You might have concluded that Dole’s attack on popular culture represents, or even constitutes, a tear in the national fabric, but I myself doubt this. The popular culture industry feeds on attack, and is indeed founded upon it. The music industry, for one, has been richly rewarded for its appropriation of rebellion and critique, whether it was the 60s youth culture or 90s Gangsta Rap. Establishment record companies promptly soak up the disposable income of anti-establishment teens, to the apparent satisfaction of all involved. This is precisely the genius of capitalism, which swiftly commodifies fringe lunatics, malcontents, and would-be subversives, the latter learning to express their politics in terms compatible with the interests of capital (and being rewarded for it), or else losing their public voice if they don’t.

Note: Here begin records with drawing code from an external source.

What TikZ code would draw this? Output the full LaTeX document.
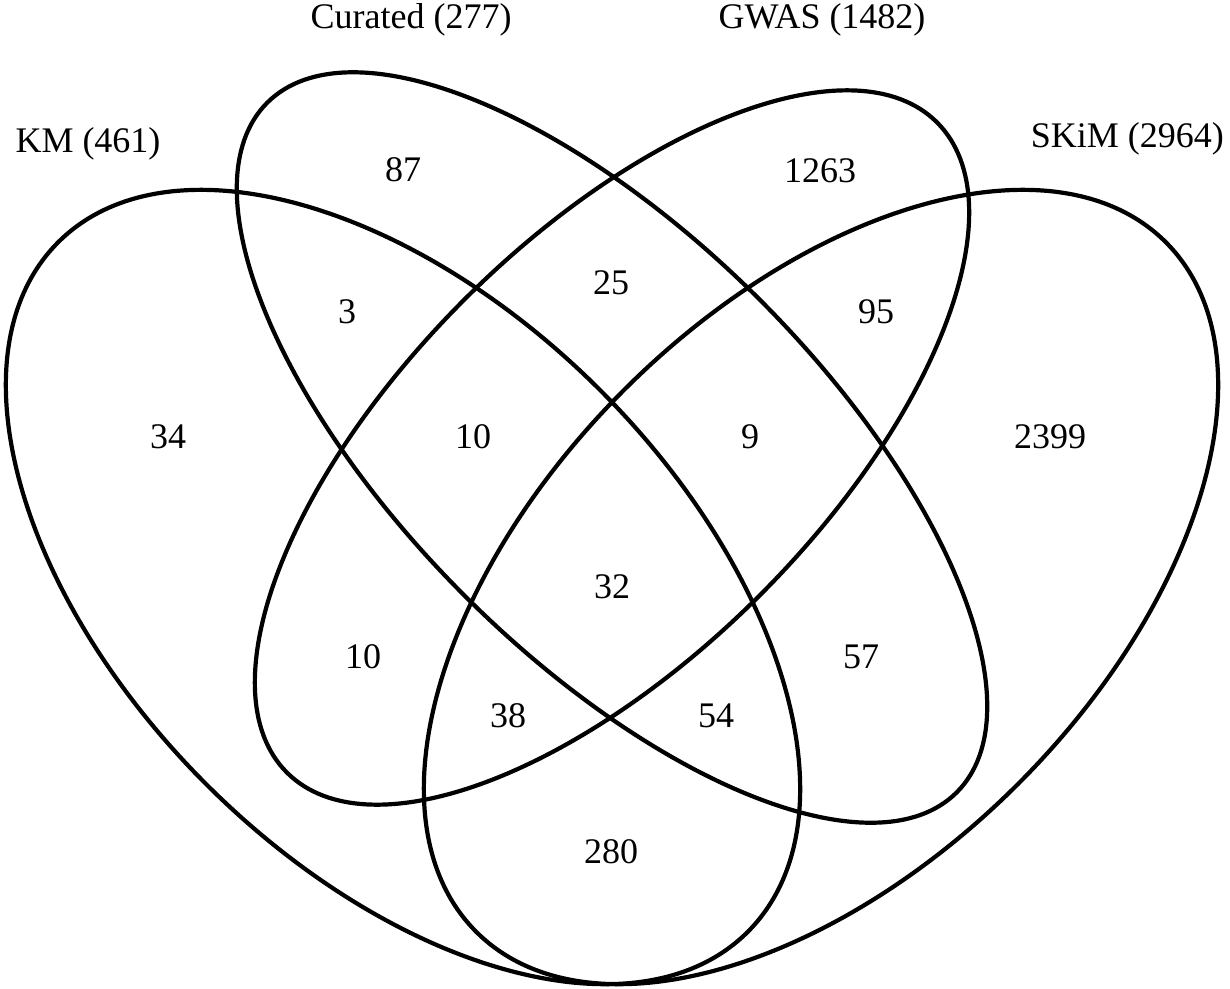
\documentclass[tikz,border=0pt]{standalone}
\usepackage{fontspec}
\setmainfont{Liberation Serif}
\begin{document}
\begin{tikzpicture}[x=1pt,y=-1pt,
  vennline/.style={draw=black, line width=4.2pt},
  setlabel/.style={inner sep=0pt, anchor=base, font=\fontsize{36}{40}\selectfont},
  count/.style={inner sep=0pt, anchor=center, font=\fontsize{36}{40}\selectfont}]
\useasboundingbox (0,0) rectangle (1230,988);
% ellipse centres
\coordinate (kmc) at (403,587);
\coordinate (skc) at (821,587);
\coordinate (inc) at (612,447.5);
% sets
\draw[vennline, rotate around={-45:(kmc)}] (kmc) ellipse [x radius=487.6pt, y radius=278.6pt];
\draw[vennline, rotate around={45:(skc)}] (skc) ellipse [x radius=487.6pt, y radius=278.6pt];
\draw[vennline, rotate around={-45:(inc)}] (inc) ellipse [x radius=487.6pt, y radius=209pt];
\draw[vennline, rotate around={45:(inc)}] (inc) ellipse [x radius=459.7pt, y radius=209pt];
% set labels
\node[setlabel] (lcur) at (411,28) {Curated (277)};
\node[setlabel] (lgwas) at (822,28) {GWAS (1482)};
\node[setlabel] (lkm) at (88,152) {KM (461)};
\node[setlabel, anchor=base east] (lskim) at (1224,147) {SKiM (2964)};
% counts
\node[count] (n87) at (403,170) {87};
\node[count] (n1263) at (820,171) {1263};
\node[count] (n3) at (347,312) {3};
\node[count] (n25) at (611,283) {25};
\node[count] (n95) at (876,312) {95};
\node[count] (n34) at (168,437) {34};
\node[count] (n10a) at (473,437) {10};
\node[count] (n9) at (750,437) {9};
\node[count] (n2399) at (1050,437) {2399};
\node[count] (n32) at (612,587) {32};
\node[count] (n10b) at (363,657) {10};
\node[count] (n57) at (861,657) {57};
\node[count] (n38) at (508,716) {38};
\node[count] (n54) at (716,716) {54};
\node[count] (n280) at (611,852) {280};
\end{tikzpicture}
\end{document}
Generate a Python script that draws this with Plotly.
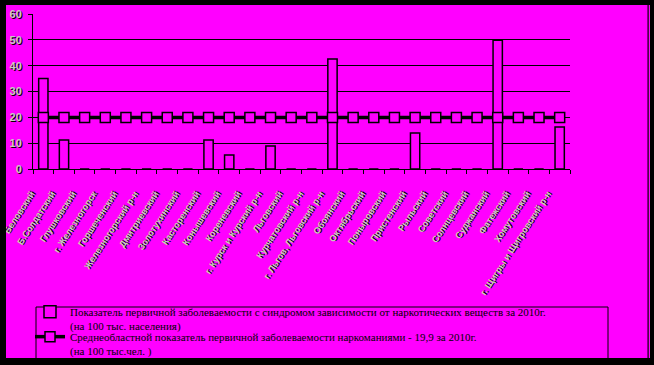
import plotly.graph_objects as go

# ---------------- data ----------------
districts = [
    "Беловский", "Б.Солдатский", "Глушковский", "г. Железногорск", "Горшеченский",
    "Железногорский р-н", "Дмитриевский", "Золотухинский", "Касторенский", "Конышевский",
    "Кореневский", "г. Курск и Курский р-н", "Льговский", "Курчатовский р-н", "г. Льгов, Льговский р-н",
    "Обоянский", "Октябрьский", "Поныровский", "Пристенский", "Рыльский",
    "Советский", "Солнцевский", "Суджанский", "Фатежский", "Хомутовский",
    "г. Щигры и Щигровский р-н",
]
district_rate = [35.0, 11.2, 0, 0, 0, 0, 0, 0, 11.2, 5.4,
                 0, 8.9, 0, 0, 42.6, 0, 0, 0, 13.9, 0,
                 0, 0, 49.8, 0, 0, 16.3]
regional_avg = [19.9] * len(districts)
y_ticks = [0, 10, 20, 30, 40, 50, 60]

name_bar = ("Показатель первичной заболеваемости с синдромом зависимости от наркотических веществ за 2010г."
            "<br>(на 100 тыс. населения)")
name_line = ("Среднеобластной показатель первичной заболеваемости наркоманиями - 19,9 за 2010г."
             "<br>(на 100 тыс.чел. )")

# ---------------- layout geometry ----------------
W, H = 654, 365
L, R, T, B = 33, 84, 14, 196
PW, PH = W - L - R, H - T - B
MAGENTA = "#ff00ff"


def px(x):
    return (x - L) / PW


def py(y):
    return (H - B - y) / PH


fig = go.Figure()
fig.add_trace(go.Bar(
    x=districts, y=district_rate, name=name_bar, legend="legend",
    marker=dict(color=MAGENTA, line=dict(color="black", width=1.5)),
))
fig.add_trace(go.Scatter(
    x=districts, y=regional_avg, name=name_line, mode="lines+markers", legend="legend2",
    line=dict(color="black", width=3.5),
    marker=dict(symbol="square", size=10, color=MAGENTA, line=dict(color="black", width=1.5)),
))

tick_font_shadow = "1px 1px 0px #000000"
legend_font = dict(family="Liberation Serif", size=11, color="black")

fig.update_layout(
    width=W, height=H,
    margin=dict(l=L, r=R, t=T, b=B, pad=0, autoexpand=False),
    paper_bgcolor=MAGENTA, plot_bgcolor=MAGENTA,
    bargap=0.55,
    showlegend=True,
    legend=dict(
        x=px(30), y=py(298), xanchor="left", yanchor="top",
        bgcolor="rgba(0,0,0,0)", borderwidth=0, font=legend_font, valign="top",
    ),
    legend2=dict(
        x=px(30), y=py(323), xanchor="left", yanchor="top",
        bgcolor="rgba(0,0,0,0)", borderwidth=0, font=legend_font, valign="top",
    ),
    xaxis=dict(
        type="category", automargin=False, range=[-0.5, len(districts) - 0.5],
        showline=True, linecolor="black", linewidth=1,
        ticks="outside", tickson="boundaries", ticklen=4, tickcolor="black",
        showgrid=False, tickangle=-57, ticklabelstandoff=15, ticklabelshift=-12,
        tickfont=dict(family="Liberation Sans", size=9, color="#c8c8c8", weight="bold",
                      shadow=tick_font_shadow),
    ),
    yaxis=dict(
        range=[0, 60], tickvals=y_ticks, automargin=False, ticklabelstandoff=4,
        showline=True, linecolor="black", linewidth=1,
        showgrid=True, gridcolor="black", gridwidth=1,
        ticks="outside", ticklen=4, tickcolor="black", zeroline=False,
        tickfont=dict(family="Liberation Sans", size=11, color="#c8c8c8", weight="bold",
                      shadow=tick_font_shadow),
    ),
    shapes=[
        # legend frame
        dict(type="rect", xref="paper", yref="paper", x0=px(36), x1=px(608), y0=py(362), y1=py(307),
             line=dict(color="black", width=1), fillcolor="rgba(0,0,0,0)", layer="above"),
        # outer black frame
        dict(type="rect", xref="paper", yref="paper", x0=px(0), x1=px(W), y0=py(0), y1=py(5),
             line=dict(width=0), fillcolor="black", layer="above"),
        dict(type="rect", xref="paper", yref="paper", x0=px(0), x1=px(6), y0=py(H), y1=py(0),
             line=dict(width=0), fillcolor="black", layer="above"),
        dict(type="rect", xref="paper", yref="paper", x0=px(650), x1=px(W), y0=py(H), y1=py(0),
             line=dict(width=0), fillcolor="black", layer="above"),
        dict(type="rect", xref="paper", yref="paper", x0=px(647.5), x1=px(648.7), y0=py(H), y1=py(0),
             line=dict(width=0), fillcolor="black", layer="above"),
        dict(type="rect", xref="paper", yref="paper", x0=px(0), x1=px(W), y0=py(H), y1=py(358),
             line=dict(width=0), fillcolor="black", layer="above"),
    ],
)

fig.write_html("out.html", config={"displayModeBar": False},
               post_script="document.body.style.margin='0';document.body.style.overflow='hidden';")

Capitalism thrives because it can sell even anti-capitalism.
What do we learn from all of this? Perhaps that Dole’s attack was germane not because it posed a genuine threat to a cynical elite (it did not), but because it asserted two fundamental truths of capitalist democracy: that pop culture institutions — and the market forces which guide them — play an active role in civic life, and are no less capable of moral neutrality than we are. I do think Dole is correct when he suggests that our media are fundamentally anti-democratic, and that he is in agreement on this point with Noam Chomsky only supports this conclusion. But attacks on “elitism” help little, and might even distract us from more fruitful investigations.
Why an issue of ASH on popular culture? First, we might be instructed if we reflect on the very idea of a popular culture. Inherent in the notion is the belief that people (and not only kings, or some other elite) are competent to imagine, assemble, express and debate visions of their collectivity. Popular culture issues from an implicitly constructive, democratic and hopeful assessment of the human lot. Thus, if constructivism, equity, and hope are not frequent features of public discourse, or “culture,” we might well find this odd, and question why it is so. We will be suspicious of the artist’s mantra that “I am only showing what I see,” which you’ll notice discloses a passive formulation of creativity indeed. Second, considered as a historical development, popular culture is profoundly progressive, anti-elitist, and anti-authoritarian. And yet popular culture too often glamourises ill-gotten wealth, sexism, invidious class and race stereotypes, petty atrocities, and brutal excess. What has become of the notion that all women and men are worthy of justice, respect and dignity? Dole’s attack, for all its hypocrisy (he praised Arnold Schwarzenegger, a Republican booster), raises important questions about the character of popular culture and its relationship to democracy. Dole’s jeremiad inspired the media to ask the question, What judgement have the people passed on popular culture? But I have been waiting for someone to consider another question: What judgement has popular culture passed on the people?